お客さまを理解するためのフィルターを持つ
2018.08.06岡村 衡一郎
「お客さまを理解しようとしているか」と聞かれれば、例外なく「している」と答えるビジネスマンばかりだろう。
背景には各社各様の実践がある。お客さまの声を聞くようにしている。
何が売れ、何が売れていないかといった結果から対策を考えているなどだ。
しかし、理解する取り組みが上手な繁盛企業は、お客さまを理解するフィルターの精度に違いがある。
理解がうまい企業は自社を相対化する能力が高い。
複数いるお客さまの欲求を分けて考え、それぞれのお客さま層にとっての最適値を出そうとする。
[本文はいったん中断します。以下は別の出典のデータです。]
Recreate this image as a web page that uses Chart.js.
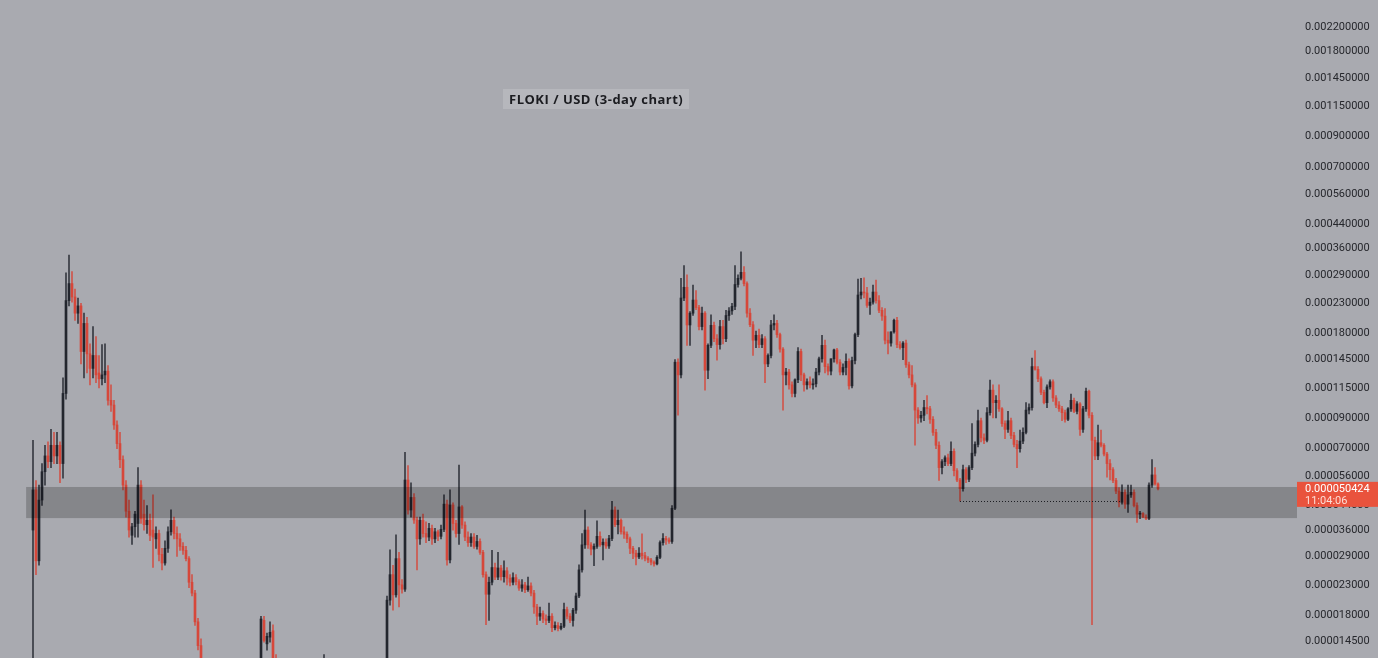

逆に繁盛に陰りがみえる企業は、自分にこだわって相手が見えにくくなっている。
話が若干難しくなってきたが、吉永小百合さんと山本リンダさんの比較で考えてもらえばその違いが分かると思う。
両者ともに偉大なスターである。
山本リンダさんは、うららうららで、エネルギーをあたえた。
吉永小百合さんは時代にマッチする演技で感動を与え、成熟期の今、昔とは異なるトーンの演技で活躍を続けている。
自身の芯は変えずに相手への適応のし方を絶えず考えている小百合さんは今もスターであり続ける。
演技力を相対的にどう発揮していけばいいのかを考え、時代に応じて変えるのが、自己の相対化能力だ。
企業も同じことである。
相手から支持がなければ続かない。
マーケットを考えながら、自分たちをずらし続けていく必要がある。
同じところにとどまった、かつてのブランドはすべて衰退していったのだ。
自社の相対化能力を高めるためには、情報の取り方を変える図 1と図 2 のような今のお客さまを理解し、これからのお客さまをつかむためのフィルターがいる。
図 1 は今見え隠れするお客さまを理解するための 16ボックスだ。
図 2 のフィルターは、これからの変化をとらえる情報の窓、自社の外側で起こっていることをとらえる16 の窓だ。
図 1 は、現在支持されているお客さま層はなるべく客観的に考えていくための道具だ。
まずは、横軸にお客さまの好みを三つに分ける。
次に今支持されている属性と自分たちでそうさせることができた原因や、できていない理由をあぶりだす。
そして対策を明らかにして取り組んでいく。
自社の強みを核に相手本位で広げていくための作戦のベースをなす道具だ。
図 2 は、よりマクロに市場との関係を振り返り、修正をかけていくための道具になる。
自社の支持されている理由、他社はどうか。
そして、双方を利用しない人、まだ見ぬお客さまにとって必要となる存在に自分たちを広げていくには何ができるのか。
時間軸と空間軸をより広くとって変化の方向を考えていける。
企業は得手にて滅びる。
原因は過去の支持を独善的にみる作用が強くなるためである。